The article is provocative, and as Etiometry’s CTO it made me think quite a bit about the role of AI in the hospital ICU. Although the common perception of AI is the Terminator-like scenario where we worry about machines taking over the world, in more practical terms it refers to adding increased intelligence into smart platforms to augment, accelerate and enhance decision-making. If you accept that AI strives to automatically aggregate, correlate, and contextualize data from multiple sources to help humans make better decisions faster then you can see the potential value of AI in the ICU.

In the ICU, it all circles back to the data utilization problem. Right now, the ICU is not necessarily a “Big Data” environment since the data generated by a single patient pales in comparison to the data generated by video or image processing systems. However, currently the sole data fusion and processing mechanism in the ICU is the clinicians’ brain, which primes this complex and data-intensive environment for data overload.

The clinicians have to act quickly and effectively, and have to swiftly synthesize data from multiple devices and sources to make informed and often life-critical decisions. AI will play a role in alleviating mechanistic demands on clinicians by transforming the generated data into actionable information. This will allow clinicians to view and more quickly process patient information, thus facilitating more informed and hence more effective decision making.

For example, our Etiometry Platform is designed to raise the clinical team’s situational awareness by elucidating the rapidly evolving patient trajectory. Specifically, the platform intuitively visualizes salient physiologic trends among multiple data streams while enhancing their interpretation by near real-time analysis of actionable patient risks.

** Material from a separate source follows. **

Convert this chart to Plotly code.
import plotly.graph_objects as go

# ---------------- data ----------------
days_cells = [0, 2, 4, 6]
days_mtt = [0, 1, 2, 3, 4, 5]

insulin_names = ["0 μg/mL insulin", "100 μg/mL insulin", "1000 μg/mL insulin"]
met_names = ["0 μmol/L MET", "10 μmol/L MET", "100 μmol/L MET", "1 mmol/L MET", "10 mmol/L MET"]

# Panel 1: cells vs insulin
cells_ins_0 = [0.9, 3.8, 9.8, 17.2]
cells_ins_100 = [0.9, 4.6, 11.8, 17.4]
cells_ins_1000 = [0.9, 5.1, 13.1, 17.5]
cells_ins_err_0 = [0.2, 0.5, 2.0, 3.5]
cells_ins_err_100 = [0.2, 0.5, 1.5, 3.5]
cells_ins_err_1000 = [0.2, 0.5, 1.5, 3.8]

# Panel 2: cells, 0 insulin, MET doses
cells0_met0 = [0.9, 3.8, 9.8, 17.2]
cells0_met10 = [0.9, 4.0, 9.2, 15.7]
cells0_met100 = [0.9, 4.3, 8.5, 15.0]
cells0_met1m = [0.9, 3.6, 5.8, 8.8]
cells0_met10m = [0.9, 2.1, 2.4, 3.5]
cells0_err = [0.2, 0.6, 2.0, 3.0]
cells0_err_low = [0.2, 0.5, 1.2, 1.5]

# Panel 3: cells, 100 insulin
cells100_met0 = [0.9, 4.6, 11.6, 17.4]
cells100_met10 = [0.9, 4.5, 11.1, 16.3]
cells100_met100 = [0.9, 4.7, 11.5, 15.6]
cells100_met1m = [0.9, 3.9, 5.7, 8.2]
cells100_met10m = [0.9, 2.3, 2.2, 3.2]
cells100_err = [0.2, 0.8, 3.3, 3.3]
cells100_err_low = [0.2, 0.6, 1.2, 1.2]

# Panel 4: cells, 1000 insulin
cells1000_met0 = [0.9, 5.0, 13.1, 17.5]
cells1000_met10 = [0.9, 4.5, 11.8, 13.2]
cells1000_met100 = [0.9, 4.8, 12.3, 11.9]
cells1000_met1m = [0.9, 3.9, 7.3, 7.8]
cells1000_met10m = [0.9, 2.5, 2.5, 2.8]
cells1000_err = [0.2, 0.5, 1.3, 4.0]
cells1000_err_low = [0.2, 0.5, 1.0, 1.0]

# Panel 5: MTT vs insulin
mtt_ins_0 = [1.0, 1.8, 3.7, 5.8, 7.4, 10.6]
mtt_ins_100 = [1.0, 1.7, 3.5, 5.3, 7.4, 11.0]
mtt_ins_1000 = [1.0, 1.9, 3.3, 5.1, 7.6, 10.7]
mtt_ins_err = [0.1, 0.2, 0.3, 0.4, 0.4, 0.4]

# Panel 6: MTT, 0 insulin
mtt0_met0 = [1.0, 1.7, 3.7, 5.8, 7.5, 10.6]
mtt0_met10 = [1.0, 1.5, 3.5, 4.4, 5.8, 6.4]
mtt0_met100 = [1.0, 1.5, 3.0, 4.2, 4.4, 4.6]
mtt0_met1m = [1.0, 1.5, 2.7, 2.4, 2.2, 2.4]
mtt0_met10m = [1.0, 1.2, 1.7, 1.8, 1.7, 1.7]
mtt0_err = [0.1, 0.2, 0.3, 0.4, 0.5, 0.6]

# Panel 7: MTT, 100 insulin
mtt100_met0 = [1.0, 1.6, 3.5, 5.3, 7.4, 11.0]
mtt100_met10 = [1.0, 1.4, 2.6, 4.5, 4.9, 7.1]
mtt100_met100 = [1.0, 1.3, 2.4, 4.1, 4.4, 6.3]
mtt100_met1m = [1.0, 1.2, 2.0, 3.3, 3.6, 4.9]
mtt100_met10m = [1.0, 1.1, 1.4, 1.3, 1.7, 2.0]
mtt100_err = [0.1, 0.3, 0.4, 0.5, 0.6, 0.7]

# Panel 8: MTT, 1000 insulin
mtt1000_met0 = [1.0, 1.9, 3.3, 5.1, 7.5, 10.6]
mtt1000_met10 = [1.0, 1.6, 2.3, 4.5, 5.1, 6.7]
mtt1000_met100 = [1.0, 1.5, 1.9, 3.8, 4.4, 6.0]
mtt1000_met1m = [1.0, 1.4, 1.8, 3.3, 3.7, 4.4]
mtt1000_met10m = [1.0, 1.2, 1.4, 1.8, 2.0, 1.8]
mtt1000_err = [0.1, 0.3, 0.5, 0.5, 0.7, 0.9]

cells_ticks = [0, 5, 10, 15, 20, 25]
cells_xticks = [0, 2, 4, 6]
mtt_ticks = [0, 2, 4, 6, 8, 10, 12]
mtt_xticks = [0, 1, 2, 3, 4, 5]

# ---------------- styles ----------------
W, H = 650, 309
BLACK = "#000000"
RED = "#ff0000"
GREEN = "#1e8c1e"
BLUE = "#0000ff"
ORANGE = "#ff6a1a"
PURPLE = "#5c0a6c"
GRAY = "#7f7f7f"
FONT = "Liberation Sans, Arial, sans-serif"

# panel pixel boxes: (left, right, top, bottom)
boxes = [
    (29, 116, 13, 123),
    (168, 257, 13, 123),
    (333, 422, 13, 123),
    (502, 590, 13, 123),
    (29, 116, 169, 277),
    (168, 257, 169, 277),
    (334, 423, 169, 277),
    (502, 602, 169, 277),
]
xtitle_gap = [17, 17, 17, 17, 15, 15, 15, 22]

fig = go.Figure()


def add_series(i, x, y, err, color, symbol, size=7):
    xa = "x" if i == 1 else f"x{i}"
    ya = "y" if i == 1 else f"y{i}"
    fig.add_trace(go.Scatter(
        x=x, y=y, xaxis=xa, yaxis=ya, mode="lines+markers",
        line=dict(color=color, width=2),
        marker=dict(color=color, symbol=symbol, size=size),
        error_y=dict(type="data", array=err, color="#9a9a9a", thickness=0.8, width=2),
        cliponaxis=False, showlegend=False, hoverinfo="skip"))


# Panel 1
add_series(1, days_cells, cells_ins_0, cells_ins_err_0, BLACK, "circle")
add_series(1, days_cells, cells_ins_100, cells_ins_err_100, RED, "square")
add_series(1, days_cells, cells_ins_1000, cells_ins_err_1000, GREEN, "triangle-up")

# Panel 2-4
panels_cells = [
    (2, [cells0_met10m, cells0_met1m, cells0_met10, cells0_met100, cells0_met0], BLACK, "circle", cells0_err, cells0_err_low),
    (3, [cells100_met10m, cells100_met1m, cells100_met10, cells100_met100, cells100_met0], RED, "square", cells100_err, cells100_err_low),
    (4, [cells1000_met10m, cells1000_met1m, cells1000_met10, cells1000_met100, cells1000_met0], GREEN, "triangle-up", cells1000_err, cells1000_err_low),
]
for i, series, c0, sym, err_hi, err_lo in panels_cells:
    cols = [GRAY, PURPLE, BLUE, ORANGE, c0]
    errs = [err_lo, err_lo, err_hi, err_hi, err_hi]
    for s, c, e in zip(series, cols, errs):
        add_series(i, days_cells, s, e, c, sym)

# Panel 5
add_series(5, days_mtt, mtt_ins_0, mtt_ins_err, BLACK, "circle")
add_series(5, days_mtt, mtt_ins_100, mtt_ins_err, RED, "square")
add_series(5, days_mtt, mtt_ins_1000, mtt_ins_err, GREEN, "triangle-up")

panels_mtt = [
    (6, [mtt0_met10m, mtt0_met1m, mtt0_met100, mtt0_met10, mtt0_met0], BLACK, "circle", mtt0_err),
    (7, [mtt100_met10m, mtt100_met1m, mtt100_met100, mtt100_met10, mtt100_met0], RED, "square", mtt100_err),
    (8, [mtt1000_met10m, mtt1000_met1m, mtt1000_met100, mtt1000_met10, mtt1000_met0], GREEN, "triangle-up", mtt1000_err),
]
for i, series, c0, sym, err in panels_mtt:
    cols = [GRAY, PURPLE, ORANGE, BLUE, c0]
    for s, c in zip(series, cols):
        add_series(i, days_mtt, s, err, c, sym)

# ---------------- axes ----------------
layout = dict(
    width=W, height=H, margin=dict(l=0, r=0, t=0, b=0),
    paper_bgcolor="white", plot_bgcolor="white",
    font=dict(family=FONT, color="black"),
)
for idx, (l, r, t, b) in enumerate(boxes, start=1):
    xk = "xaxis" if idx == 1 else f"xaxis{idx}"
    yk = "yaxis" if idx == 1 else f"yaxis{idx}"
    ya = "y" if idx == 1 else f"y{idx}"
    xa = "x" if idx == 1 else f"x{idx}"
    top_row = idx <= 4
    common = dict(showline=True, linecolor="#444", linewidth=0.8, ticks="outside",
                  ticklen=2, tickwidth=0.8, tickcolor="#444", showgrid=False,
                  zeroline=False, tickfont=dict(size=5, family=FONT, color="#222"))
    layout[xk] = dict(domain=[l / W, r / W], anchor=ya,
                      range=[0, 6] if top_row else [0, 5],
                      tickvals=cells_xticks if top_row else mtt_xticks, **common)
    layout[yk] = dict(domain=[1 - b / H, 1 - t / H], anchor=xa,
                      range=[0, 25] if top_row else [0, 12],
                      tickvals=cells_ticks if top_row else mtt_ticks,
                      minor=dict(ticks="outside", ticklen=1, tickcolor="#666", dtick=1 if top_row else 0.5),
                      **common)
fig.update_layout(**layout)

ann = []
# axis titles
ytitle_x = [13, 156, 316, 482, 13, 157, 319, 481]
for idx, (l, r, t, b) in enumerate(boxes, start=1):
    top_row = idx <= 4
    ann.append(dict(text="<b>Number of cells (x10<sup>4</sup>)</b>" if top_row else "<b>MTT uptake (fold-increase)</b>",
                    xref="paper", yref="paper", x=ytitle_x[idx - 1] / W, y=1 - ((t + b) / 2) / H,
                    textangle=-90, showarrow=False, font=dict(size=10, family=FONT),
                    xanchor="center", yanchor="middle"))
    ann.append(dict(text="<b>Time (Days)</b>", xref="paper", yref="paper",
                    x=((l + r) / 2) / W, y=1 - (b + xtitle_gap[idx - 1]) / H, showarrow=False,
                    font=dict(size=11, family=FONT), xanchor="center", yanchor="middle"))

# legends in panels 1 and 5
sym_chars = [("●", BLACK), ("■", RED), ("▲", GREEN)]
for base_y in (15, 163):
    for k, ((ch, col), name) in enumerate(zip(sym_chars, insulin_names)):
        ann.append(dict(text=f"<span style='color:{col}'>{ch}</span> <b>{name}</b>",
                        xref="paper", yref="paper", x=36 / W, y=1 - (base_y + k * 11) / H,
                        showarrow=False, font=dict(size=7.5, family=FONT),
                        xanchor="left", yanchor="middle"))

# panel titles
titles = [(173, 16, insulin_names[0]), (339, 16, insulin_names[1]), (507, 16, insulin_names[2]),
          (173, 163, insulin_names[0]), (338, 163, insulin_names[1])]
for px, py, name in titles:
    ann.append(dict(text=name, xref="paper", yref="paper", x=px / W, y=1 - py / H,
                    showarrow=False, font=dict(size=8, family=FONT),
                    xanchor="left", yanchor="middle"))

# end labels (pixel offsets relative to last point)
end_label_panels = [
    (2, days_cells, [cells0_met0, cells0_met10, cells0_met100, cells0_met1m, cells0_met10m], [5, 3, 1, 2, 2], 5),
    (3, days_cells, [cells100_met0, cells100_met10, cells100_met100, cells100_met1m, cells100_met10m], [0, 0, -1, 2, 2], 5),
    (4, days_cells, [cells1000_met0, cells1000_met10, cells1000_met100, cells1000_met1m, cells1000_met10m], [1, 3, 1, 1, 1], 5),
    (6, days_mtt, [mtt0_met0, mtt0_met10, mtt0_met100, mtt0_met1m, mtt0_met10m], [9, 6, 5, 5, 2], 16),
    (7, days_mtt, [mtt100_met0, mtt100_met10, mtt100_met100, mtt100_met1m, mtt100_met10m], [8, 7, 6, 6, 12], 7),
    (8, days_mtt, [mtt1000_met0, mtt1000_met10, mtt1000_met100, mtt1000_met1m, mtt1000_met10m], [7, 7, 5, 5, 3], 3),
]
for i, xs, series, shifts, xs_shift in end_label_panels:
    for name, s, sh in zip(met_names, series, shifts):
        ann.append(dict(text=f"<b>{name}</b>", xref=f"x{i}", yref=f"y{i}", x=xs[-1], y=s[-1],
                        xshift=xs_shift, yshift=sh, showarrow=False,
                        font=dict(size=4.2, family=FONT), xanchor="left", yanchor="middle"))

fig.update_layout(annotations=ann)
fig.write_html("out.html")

AI implementations like this will alleviate the data overload that ICU healthcare providers face every day so clinicians can focus more on the patient interaction, allowing them to be healers first and data processing units second. ICU clinicians help patients through a difficult time, and AI technology will increasingly support ICU care by providing the data collection and analysis that can free up clinician time for focusing on the big picture, ensuring that patient preferences are addressed, and helping patients and their families through challenging times.